仕事をする上で軸を決め、全社員に共通認識を持ってもらうことでブレのない組織に。日常の会話から少しでも社員にプラスになるものを作れればという思いを持ち続けているようです。
物流の魅力を発信し、さらなる働く環境改善を
石田:私は物流が魅力的な仕事であることを伝えていくことが大切だと考えています。物流業において、乗務員とコントローラー職が会社の柱です。コントローラー職は、1日に数十件くる案件を見て、誰にどの仕事を任せるかを振り分けるといういわば会社の司令塔的存在です。より会社が成長していくには、コントローラー職の層を厚くすることではないかと思っています。そのため、多くの人に業務を経験してもらい、スキルアップして、自分の力を伸ばしてもらいたいです。

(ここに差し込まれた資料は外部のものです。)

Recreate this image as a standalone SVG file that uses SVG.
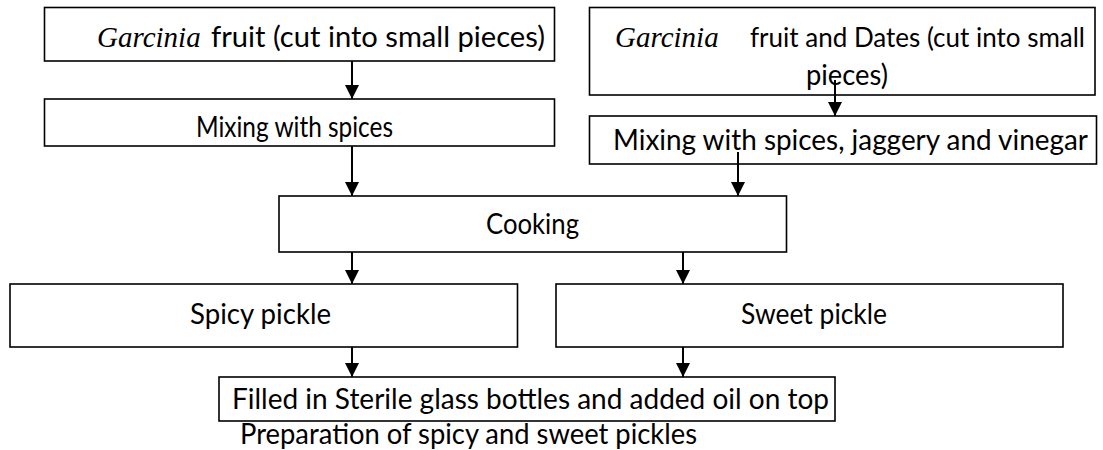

伊藤:仕事の魅力を発信し、さらに会社として考えるべきことがあります。それは、世の中で言われ続けている働き方改革です。私は働く上で何よりも一番大切なことは社員の健康だと考えています。長時間労働をすることで、生産性が低くなるだけでなく、健康管理が難しくなり、自由な時間が持ちづらくなってしまいます。そのため、残業時間を減らすことが必要だと取り組みを続けてきました。年々改善され、趣味の時間を満喫したりとさまざまな時間を過ごす社員が増えてきました。しかし、まだまだ改善の余地はあるので、現状に満足せず取り組み続けていきたいと思っています。また、新たに物流不動産事業部を立ち上げました。たとえドライバーは向いていないと感じても、他の業務でいきいきと働いている社員もいます。物流事業の中でさらに仕事の幅を広げ、一人ひとりが輝ける場所、チャレンジできる会社となっていきたいと思っています。


性別や年齢問わず、やりがいを感じ仕事ができる環境を作ることを大切にしているようです。物流事業の面白さを多くの人に伝え、さらなる発展をとげたいという強い想いを感じました。